Conventional gas furnaces are known to have an efficiency on the order of 65 percent. However, such furnaces are in disfavor with society and governmental agencies because they are inconsistent with present day efforts to avert a fuel shortage and to practice conservation.
Conventional furnaces have given way to mid efficiency and high efficiency furnaces, the former having an efficiency range on the order of 80 percent, and the latter having an efficiency rating above 90 percent. Typically, efficiency of modern furnaces has been increased by aggravating the complexity of the heat exchangers, providing circuitous paths for air to flow through the heat exchangers to receive heat from the burners therebelow. In like manner, the combustion chamber of the furnace is also of a circuitous nature, greatly resticting the actual draft from the combustion chamber to the flue or associated chimney. Indeed, it has been found that blowers must be employed with the combustion chambers of high efficiency furnaces in order to induce sufficient draft to maintain the requisite combustion. In other words, a draft assist, in the form of a blower or the like, must be placed either before, after, or between heat exchangers of such furnaces to assure a proper combustion draft by either drawing or forcing air through the combustion chamber.

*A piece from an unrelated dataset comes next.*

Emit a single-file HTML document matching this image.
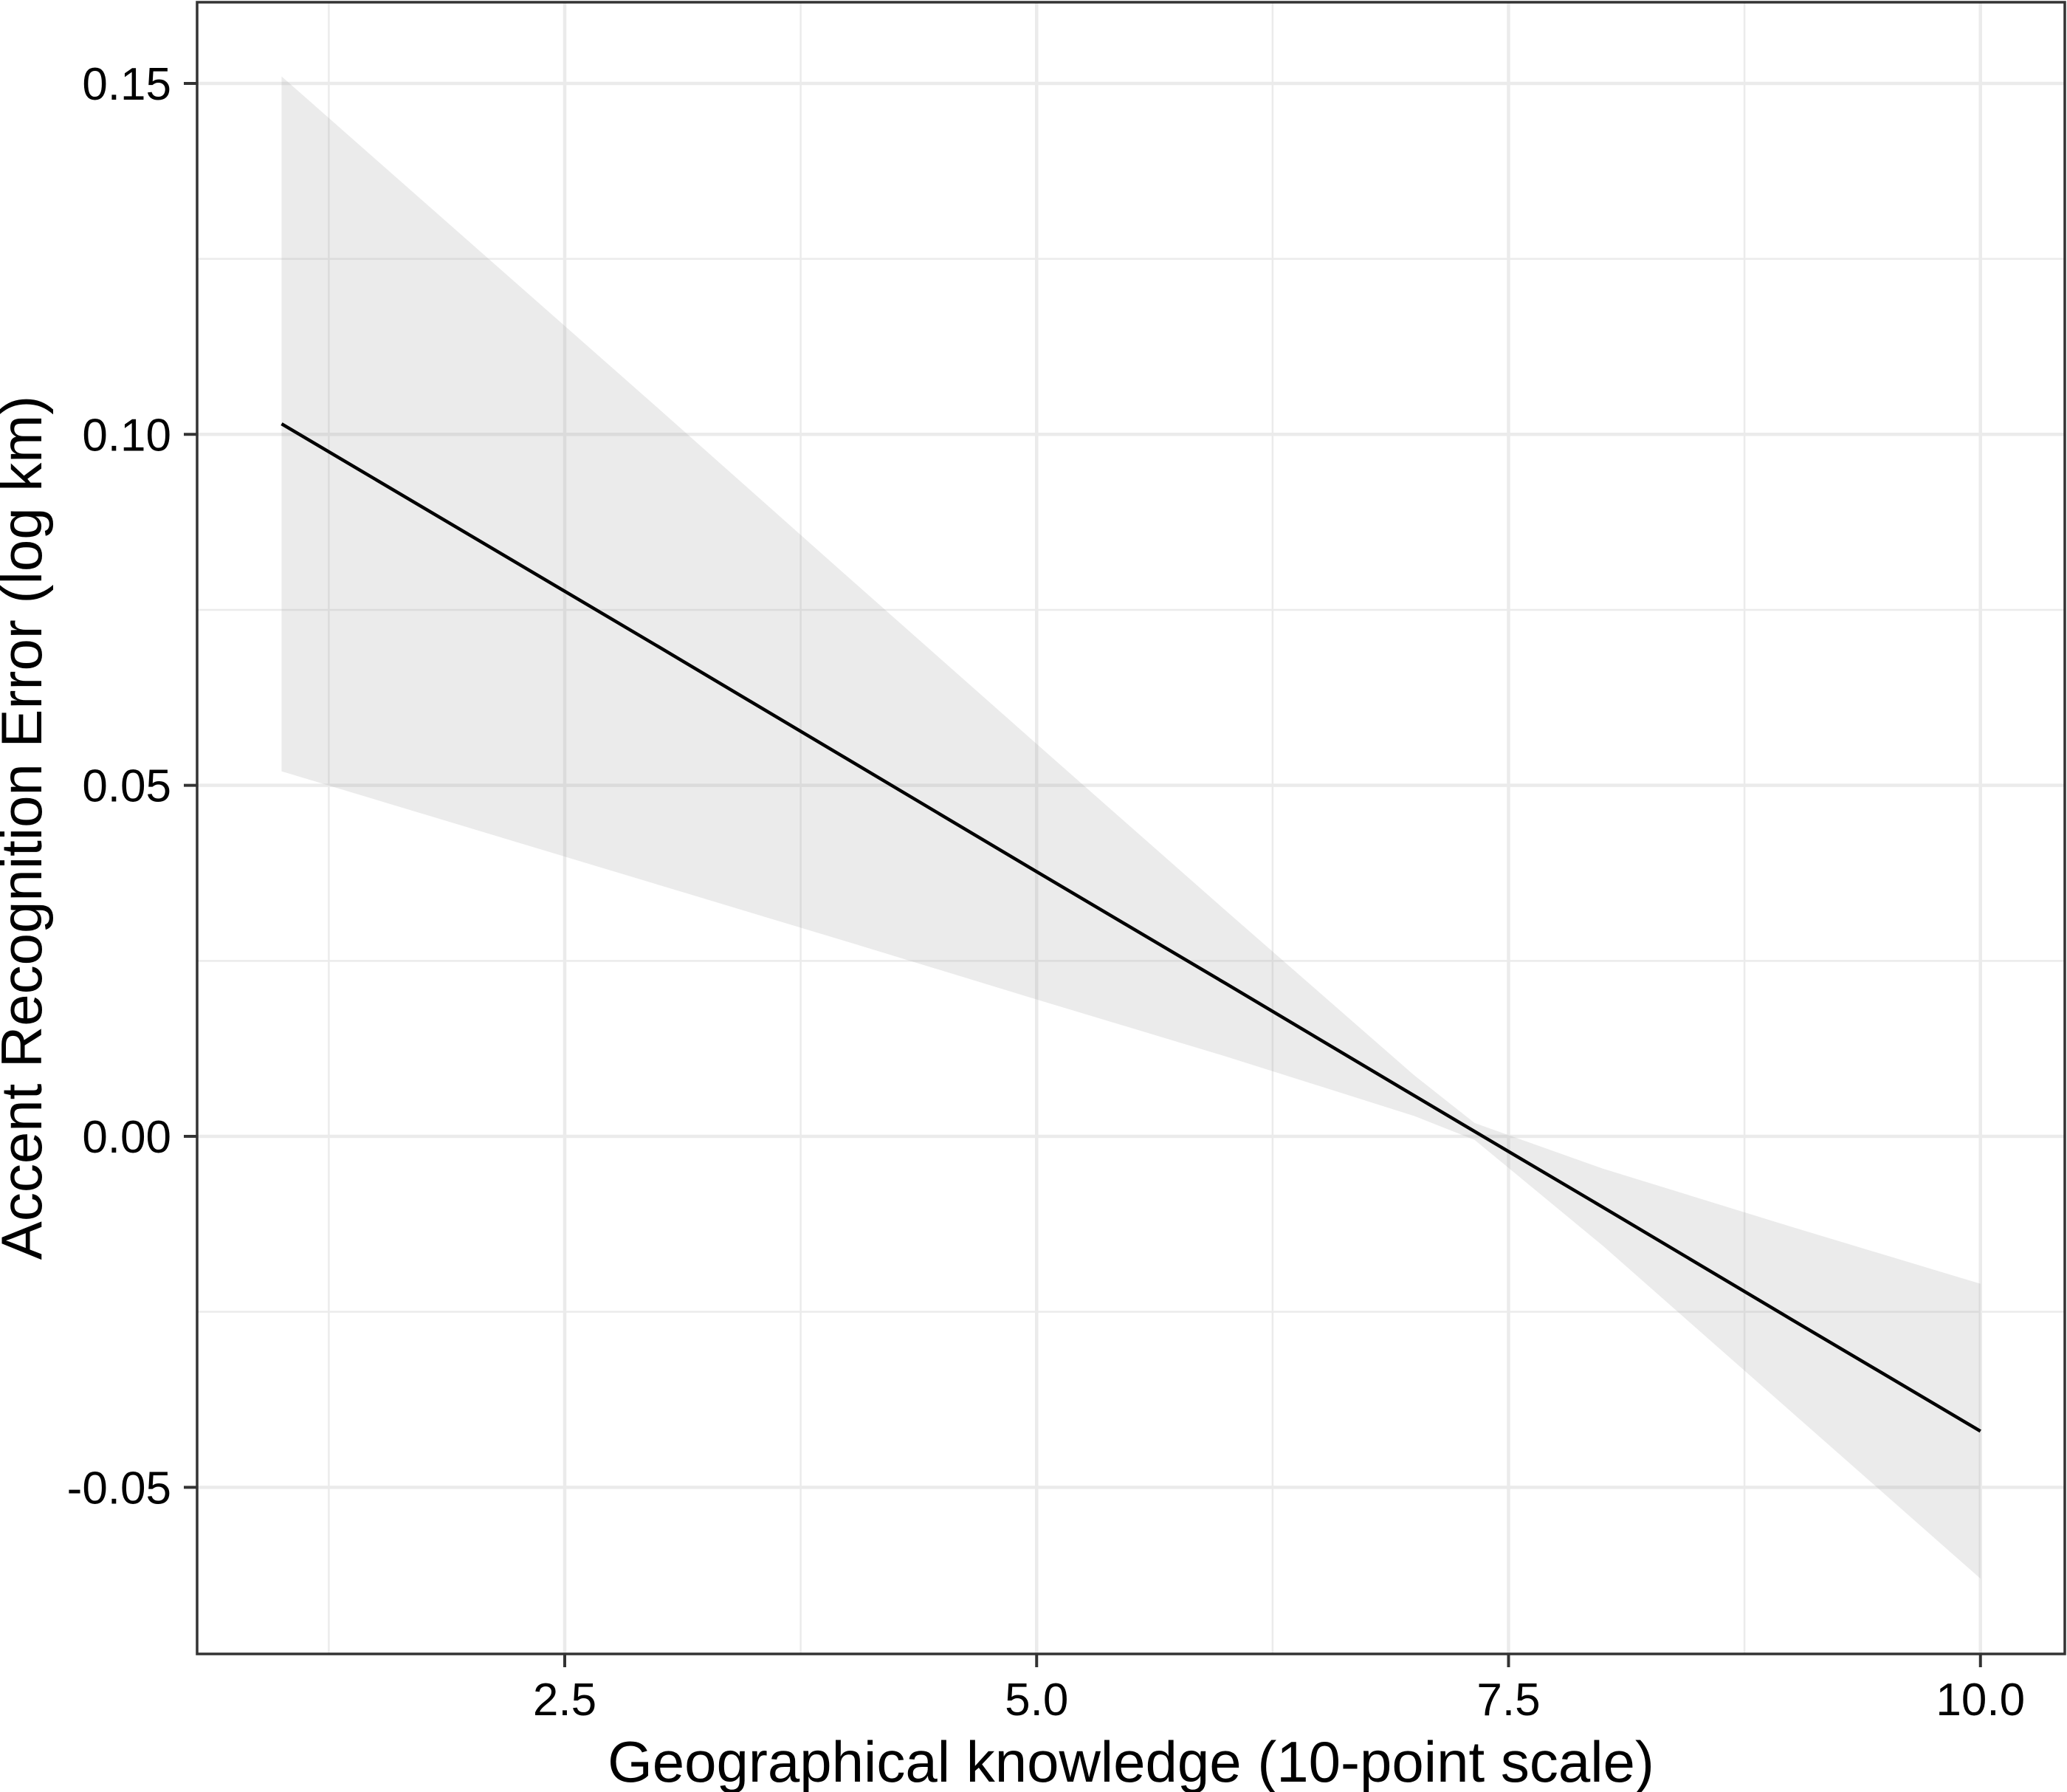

Presently, the housings of existing induced draft blowers have been of sheet metal construction, spot welded to achieve the desired structure and configuration. Such units are difficult to mount on the furnace panels, and are not conductive to implemetation with sophisticated sensors to achieve safe and efficient operation. Because of the sheet metal fabrication of the prior housings, they are typically rectangular in nature, having a rectangular exhaust which necessarily requires an adapter to allow the exhaust to mate with the typical round flue pipe or the like.
The corrosive nature of flue gas condensates has had adverse affects on the sheet metal blower housings of the prior art, causing the same to deteriorate in short periods of time.
Previously known induced draft blowers have also typically been characterized by an exhaust conduit entering the cavity of the blower fan in such a manner as to generate an audible pulsating sound as each of the fan vanes of the blower fan traverses an aligned wall defined by the interconnection of the conduit with the cavity. Further, known induced draft blowers typically are incapable of separately venting the furnace pilot light, provide no integral means for sensing the development of an operational vacuum, and are incapable of determining when the flue of the system is dangerously restricted.